• **Work to complete**
Everything from the first line down to the line containing "5400, 5200, 2500, 1050, 1350, 3820, 2050, 250]" is to be retyped exactly, both ends included, with pictures left out.

• • •

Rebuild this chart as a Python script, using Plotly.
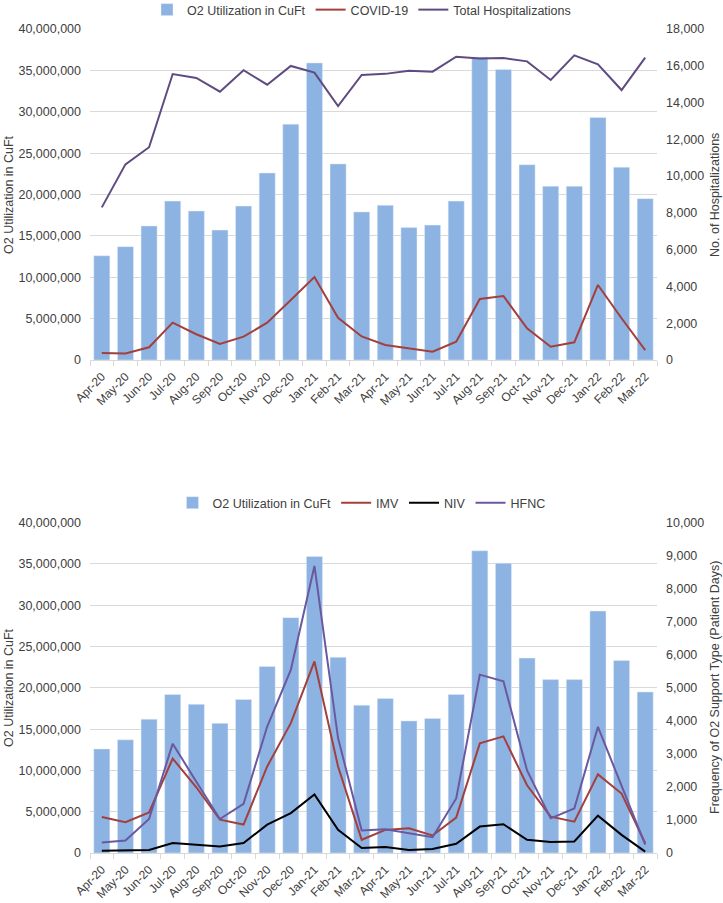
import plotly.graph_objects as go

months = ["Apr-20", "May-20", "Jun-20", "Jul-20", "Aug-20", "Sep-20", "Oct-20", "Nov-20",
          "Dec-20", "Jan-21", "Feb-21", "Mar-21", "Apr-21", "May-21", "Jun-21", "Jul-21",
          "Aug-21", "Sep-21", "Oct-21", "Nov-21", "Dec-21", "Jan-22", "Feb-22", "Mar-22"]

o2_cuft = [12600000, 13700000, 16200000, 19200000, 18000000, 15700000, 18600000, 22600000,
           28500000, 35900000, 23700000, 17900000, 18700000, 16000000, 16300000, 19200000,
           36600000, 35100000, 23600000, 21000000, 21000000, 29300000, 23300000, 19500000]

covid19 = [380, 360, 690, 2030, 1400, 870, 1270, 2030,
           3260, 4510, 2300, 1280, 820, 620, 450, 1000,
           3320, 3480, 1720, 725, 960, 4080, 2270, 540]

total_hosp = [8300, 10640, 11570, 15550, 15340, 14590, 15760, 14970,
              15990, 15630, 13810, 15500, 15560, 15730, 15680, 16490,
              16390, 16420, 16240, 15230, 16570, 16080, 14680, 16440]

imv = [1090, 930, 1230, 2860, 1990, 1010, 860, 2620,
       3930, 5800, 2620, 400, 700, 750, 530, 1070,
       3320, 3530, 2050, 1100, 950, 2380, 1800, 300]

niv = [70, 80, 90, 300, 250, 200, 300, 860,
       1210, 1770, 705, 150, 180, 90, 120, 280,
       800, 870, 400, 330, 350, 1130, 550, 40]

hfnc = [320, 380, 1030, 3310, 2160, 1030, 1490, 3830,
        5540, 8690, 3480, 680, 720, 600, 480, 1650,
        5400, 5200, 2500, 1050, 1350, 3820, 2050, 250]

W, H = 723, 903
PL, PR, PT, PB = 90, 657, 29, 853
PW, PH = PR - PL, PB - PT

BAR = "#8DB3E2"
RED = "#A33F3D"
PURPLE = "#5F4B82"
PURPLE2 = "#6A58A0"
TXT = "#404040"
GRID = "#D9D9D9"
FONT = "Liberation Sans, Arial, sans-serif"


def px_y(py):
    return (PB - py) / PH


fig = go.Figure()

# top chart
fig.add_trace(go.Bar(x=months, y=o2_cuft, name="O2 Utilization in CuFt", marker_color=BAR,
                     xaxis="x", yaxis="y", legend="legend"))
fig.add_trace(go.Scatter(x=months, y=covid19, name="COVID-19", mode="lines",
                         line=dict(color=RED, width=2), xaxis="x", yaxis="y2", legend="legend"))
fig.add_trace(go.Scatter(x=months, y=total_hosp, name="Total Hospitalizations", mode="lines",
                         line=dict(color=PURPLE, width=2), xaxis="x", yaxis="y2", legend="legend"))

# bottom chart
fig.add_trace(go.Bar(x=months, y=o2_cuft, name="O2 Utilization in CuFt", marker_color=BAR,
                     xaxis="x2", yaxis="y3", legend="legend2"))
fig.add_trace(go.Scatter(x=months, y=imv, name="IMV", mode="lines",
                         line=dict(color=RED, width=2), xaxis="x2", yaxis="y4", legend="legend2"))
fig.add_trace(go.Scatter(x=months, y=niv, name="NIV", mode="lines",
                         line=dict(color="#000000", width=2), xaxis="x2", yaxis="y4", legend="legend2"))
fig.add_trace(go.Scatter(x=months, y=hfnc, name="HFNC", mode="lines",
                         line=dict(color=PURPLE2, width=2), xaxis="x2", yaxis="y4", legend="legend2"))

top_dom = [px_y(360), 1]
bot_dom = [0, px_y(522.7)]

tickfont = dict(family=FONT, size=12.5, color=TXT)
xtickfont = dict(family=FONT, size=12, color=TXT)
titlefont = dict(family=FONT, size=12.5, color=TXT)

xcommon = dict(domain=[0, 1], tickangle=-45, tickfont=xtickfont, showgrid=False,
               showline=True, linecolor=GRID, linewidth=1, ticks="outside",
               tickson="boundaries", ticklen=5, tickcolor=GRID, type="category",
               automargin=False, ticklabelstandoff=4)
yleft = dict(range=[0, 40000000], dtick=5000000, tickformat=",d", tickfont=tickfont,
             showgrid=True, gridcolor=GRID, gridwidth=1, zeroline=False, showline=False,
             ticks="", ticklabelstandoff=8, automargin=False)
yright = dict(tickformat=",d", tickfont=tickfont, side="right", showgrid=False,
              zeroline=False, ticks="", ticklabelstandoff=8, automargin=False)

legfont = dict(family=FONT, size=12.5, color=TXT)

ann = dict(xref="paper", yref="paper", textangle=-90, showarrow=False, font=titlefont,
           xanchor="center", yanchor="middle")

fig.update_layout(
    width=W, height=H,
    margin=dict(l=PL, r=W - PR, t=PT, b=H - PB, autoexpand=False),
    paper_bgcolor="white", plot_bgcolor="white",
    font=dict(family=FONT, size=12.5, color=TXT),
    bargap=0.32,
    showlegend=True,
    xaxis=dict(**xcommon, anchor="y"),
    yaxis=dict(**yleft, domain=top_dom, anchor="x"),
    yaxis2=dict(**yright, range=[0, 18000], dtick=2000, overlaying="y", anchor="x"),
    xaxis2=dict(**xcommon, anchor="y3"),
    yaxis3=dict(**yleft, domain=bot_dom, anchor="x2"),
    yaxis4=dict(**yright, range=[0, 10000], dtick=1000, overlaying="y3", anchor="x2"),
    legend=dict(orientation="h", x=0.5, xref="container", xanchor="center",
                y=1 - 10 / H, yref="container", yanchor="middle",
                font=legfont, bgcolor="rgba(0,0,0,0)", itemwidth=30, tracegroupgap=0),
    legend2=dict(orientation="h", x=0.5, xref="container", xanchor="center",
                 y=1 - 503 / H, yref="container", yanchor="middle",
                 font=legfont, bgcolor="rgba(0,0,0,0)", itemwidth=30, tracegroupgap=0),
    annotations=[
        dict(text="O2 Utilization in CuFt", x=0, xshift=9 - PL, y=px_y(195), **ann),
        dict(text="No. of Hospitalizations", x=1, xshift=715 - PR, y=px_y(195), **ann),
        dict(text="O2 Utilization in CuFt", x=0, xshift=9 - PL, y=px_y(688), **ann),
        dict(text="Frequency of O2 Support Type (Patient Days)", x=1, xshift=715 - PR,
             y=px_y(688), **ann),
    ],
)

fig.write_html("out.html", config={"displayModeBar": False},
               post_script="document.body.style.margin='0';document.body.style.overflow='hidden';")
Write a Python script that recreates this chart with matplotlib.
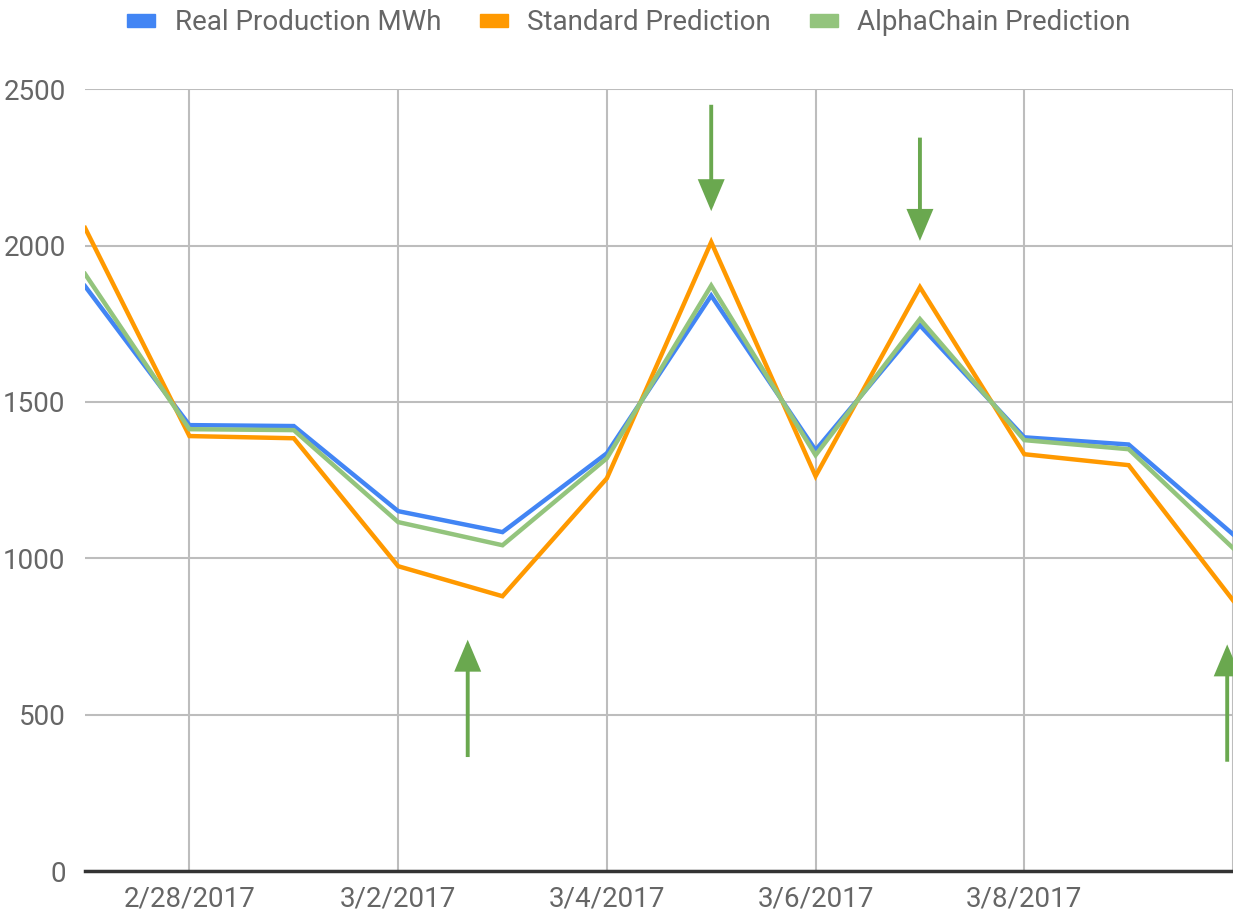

• • •

• **Complete response**
Rebuild this chart as a Python script, using Plotly.
import plotly.graph_objects as go

months = ["Apr-20", "May-20", "Jun-20", "Jul-20", "Aug-20", "Sep-20", "Oct-20", "Nov-20",
          "Dec-20", "Jan-21", "Feb-21", "Mar-21", "Apr-21", "May-21", "Jun-21", "Jul-21",
          "Aug-21", "Sep-21", "Oct-21", "Nov-21", "Dec-21", "Jan-22", "Feb-22", "Mar-22"]

o2_cuft = [12600000, 13700000, 16200000, 19200000, 18000000, 15700000, 18600000, 22600000,
           28500000, 35900000, 23700000, 17900000, 18700000, 16000000, 16300000, 19200000,
           36600000, 35100000, 23600000, 21000000, 21000000, 29300000, 23300000, 19500000]

covid19 = [380, 360, 690, 2030, 1400, 870, 1270, 2030,
           3260, 4510, 2300, 1280, 820, 620, 450, 1000,
           3320, 3480, 1720, 725, 960, 4080, 2270, 540]

total_hosp = [8300, 10640, 11570, 15550, 15340, 14590, 15760, 14970,
              15990, 15630, 13810, 15500, 15560, 15730, 15680, 16490,
              16390, 16420, 16240, 15230, 16570, 16080, 14680, 16440]

imv = [1090, 930, 1230, 2860, 1990, 1010, 860, 2620,
       3930, 5800, 2620, 400, 700, 750, 530, 1070,
       3320, 3530, 2050, 1100, 950, 2380, 1800, 300]

niv = [70, 80, 90, 300, 250, 200, 300, 860,
       1210, 1770, 705, 150, 180, 90, 120, 280,
       800, 870, 400, 330, 350, 1130, 550, 40]

hfnc = [320, 380, 1030, 3310, 2160, 1030, 1490, 3830,
        5540, 8690, 3480, 680, 720, 600, 480, 1650,
        5400, 5200, 2500, 1050, 1350, 3820, 2050, 250]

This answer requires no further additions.